Southern Mindanao was their destination but it was unsafe for babies, and by now they also had a one-year-old son. Before they could move there they spent a year in Manila, where John recorded two weekly radio programs at Far East Broadcasting Company -- a study of the Gospel of John in Chinese and an English devotional program.
They spent 25 years in the Philippines. They began a pastoral training center with five students which has since educated hundreds of pastors. Today the Philippine Conference of the Free Methodist Church has 220 churches, over 20,000 members, and its own bishop. While John was supervising a large district, Ruby was privileged to plant and pastor two churches in that district.
More language training, in Cantonese this time, prepared them for five years of service in Hong Kong. They later served another five-year term in the Philippines and retired in 1983.

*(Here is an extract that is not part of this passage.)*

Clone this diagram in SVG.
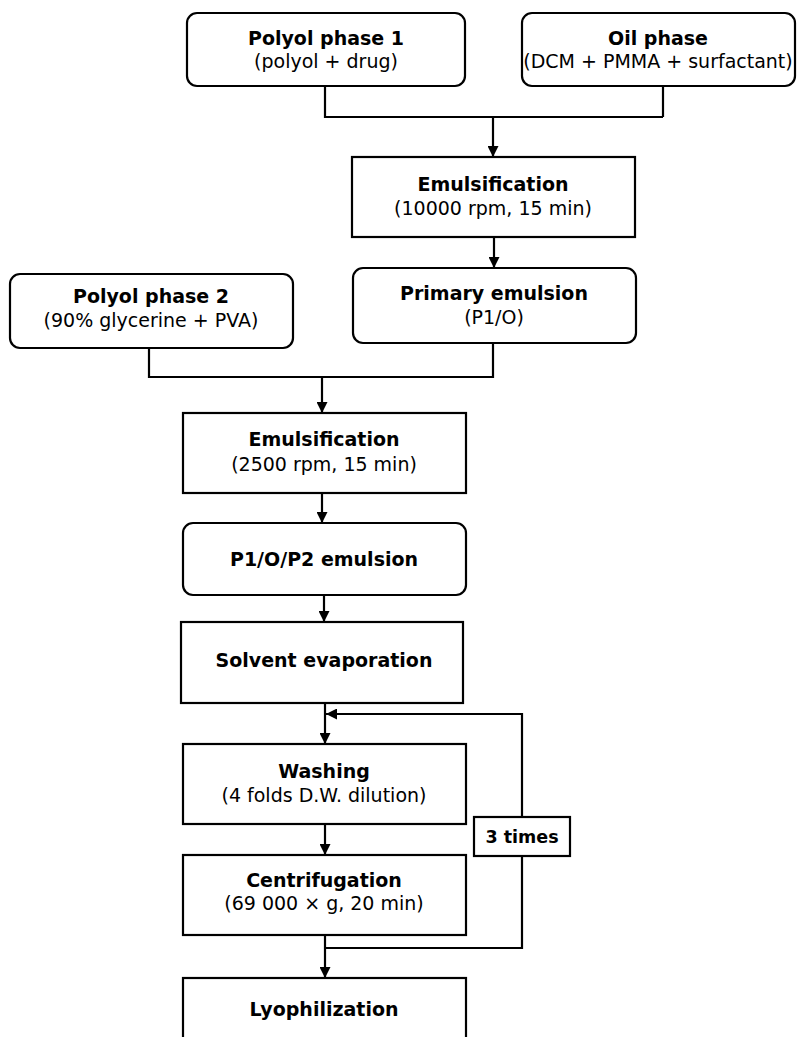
<svg xmlns="http://www.w3.org/2000/svg" width="797" height="1037" viewBox="0 0 797 1037">
<defs>
<marker id="ah" viewBox="0 0 10 10" refX="10" refY="5" markerWidth="11" markerHeight="11" markerUnits="userSpaceOnUse" orient="auto">
<path d="M0,0 L10,5 L0,10 Z" fill="#000"/>
</marker>
<style>
.box{fill:#fff;stroke:#000;stroke-width:2.2}
.ln{fill:none;stroke:#000;stroke-width:2.2}
.t{font-family:"DejaVu Sans","Noto Sans",sans-serif;font-size:19px;fill:#000;text-anchor:middle}
.b{font-weight:bold}
</style>
</defs>
<rect width="797" height="1037" fill="#fff"/>
<g id="connectors">
<polyline class="ln" points="325,86 325,117 663,117"/>
<line class="ln" x1="663" y1="86" x2="663" y2="117"/>
<line class="ln" x1="493" y1="117" x2="493" y2="157" marker-end="url(#ah)"/>
<line class="ln" x1="494" y1="237" x2="494" y2="268" marker-end="url(#ah)"/>
<polyline class="ln" points="149,348 149,377 493,377 493,343"/>
<line class="ln" x1="322" y1="377" x2="322" y2="413" marker-end="url(#ah)"/>
<line class="ln" x1="322" y1="493" x2="322" y2="523" marker-end="url(#ah)"/>
<line class="ln" x1="324" y1="595" x2="324" y2="622" marker-end="url(#ah)"/>
<line class="ln" x1="325" y1="703" x2="325" y2="744" marker-end="url(#ah)"/>
<polyline class="ln" points="325,948 522,948 522,714 326,714" marker-end="url(#ah)"/>
<line class="ln" x1="325" y1="824" x2="325" y2="855" marker-end="url(#ah)"/>
<line class="ln" x1="325" y1="935" x2="325" y2="978" marker-end="url(#ah)"/>
</g>
<g id="polyol1">
<rect class="box" x="187" y="13" width="278" height="73" rx="10"/>
<text class="t b" x="326" y="45">Polyol phase 1</text>
<text class="t" x="326" y="68">(polyol + drug)</text>
</g>
<g id="oil">
<rect class="box" x="522" y="13" width="273" height="73" rx="10"/>
<text class="t b" x="658" y="45">Oil phase</text>
<text class="t" x="658" y="68">(DCM + PMMA + surfactant)</text>
</g>
<g id="emul1">
<rect class="box" x="352" y="157" width="283" height="80"/>
<text class="t b" x="493" y="191">Emulsification</text>
<text class="t" x="493" y="215">(10000 rpm, 15 min)</text>
</g>
<g id="primary">
<rect class="box" x="353" y="268" width="283" height="75" rx="10"/>
<text class="t b" x="494" y="300">Primary emulsion</text>
<text class="t" x="494" y="324">(P1/O)</text>
</g>
<g id="polyol2">
<rect class="box" x="10" y="274" width="283" height="74" rx="10"/>
<text class="t b" x="151" y="303">Polyol phase 2</text>
<text class="t" x="151" y="327">(90% glycerine + PVA)</text>
</g>
<g id="emul2">
<rect class="box" x="183" y="413" width="283" height="80"/>
<text class="t b" x="324" y="446">Emulsification</text>
<text class="t" x="324" y="471">(2500 rpm, 15 min)</text>
</g>
<g id="p1op2">
<rect class="box" x="183" y="523" width="283" height="72" rx="10"/>
<text class="t b" x="324" y="566">P1/O/P2 emulsion</text>
</g>
<g id="solvent">
<rect class="box" x="181" y="622" width="282" height="81"/>
<text class="t b" x="324" y="667">Solvent evaporation</text>
</g>
<g id="washing">
<rect class="box" x="183" y="744" width="283" height="80"/>
<text class="t b" x="324" y="778">Washing</text>
<text class="t" x="324" y="802">(4 folds D.W. dilution)</text>
</g>
<g id="centrifugation">
<rect class="box" x="183" y="855" width="283" height="80"/>
<text class="t b" x="324" y="887">Centrifugation</text>
<text class="t" x="324" y="910">(69 000 × g, 20 min)</text>
</g>
<g id="lyophilization">
<rect class="box" x="183" y="978" width="283" height="80"/>
<text class="t b" x="324" y="1016">Lyophilization</text>
</g>
<g id="times">
<rect class="box" x="474" y="817" width="96" height="39"/>
<text class="t b" x="522" y="843" style="font-size:17.5px">3 times</text>
</g>
</svg>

As for the gift of itchy feet, they gave their children a generous dose of compassion along with it. Jean, a registered nurse, was on her way to midwife school in Kentucky, preparing for overseas missions herself, when she lost her life in a car accident. Their sons have worked with ethnic populations to promote legal and social justice. And most of the Schlosser children and grandchildren have gone to the Philippines to see the people and places of their past.
One of John and Ruby's grandchildren is currently in Japan teaching English. Looks like the gift of itchy feet just keeps getting passed on.